LLC advantages include:

  • Creditor protection. Members are not personally liable for the LLC’s liabilities
  • Flexibility in organizational control, The LLC offers the ability to structure distributions in a fashion that is not lockstep with ownership. For instance, a member who brings cash to the formation may be entitled to a greater share of the profits until the investment is paid back.
  • Fewer documents and fewer formalities. The LLC is not currently burdened with the regulations and laws governing C-Corps in particular for shareholder protection.
  • Built-in transfer restrictions. The LLC agreement will many times spell out when and possibly to whom ownership may be transferred protecting the rest of the members from unwanted outsiders.

LLC disadvantages include

  • Additional transaction costs to create. The LLC is a creature of the State and the State will want paperwork and fees both at the origination and ongoing to maintain the protected status of the LLC
  • Built-in transfer restrictions.

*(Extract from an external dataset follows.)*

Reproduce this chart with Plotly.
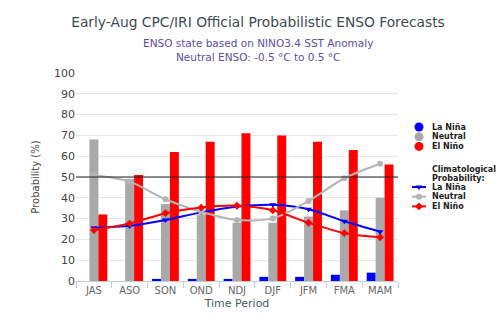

These restrictions are an advantage in some situations and may well be a disadvantage in others preventing a member from freely selling his interest to a willing buyer.
  • Usually additional costs of creation. LLCs are in many cases more expensive to set up.  An agreement has to be crafted to that all originating member s will sign. A corporation runs for a standard set of rules

Your legal and financial advisors can walk you through all of the complexities and help you select the best entity for your needs.  But you need to make the decision and not let someone talk you into a particular entity based on their wants, needs, and fees; and not yours.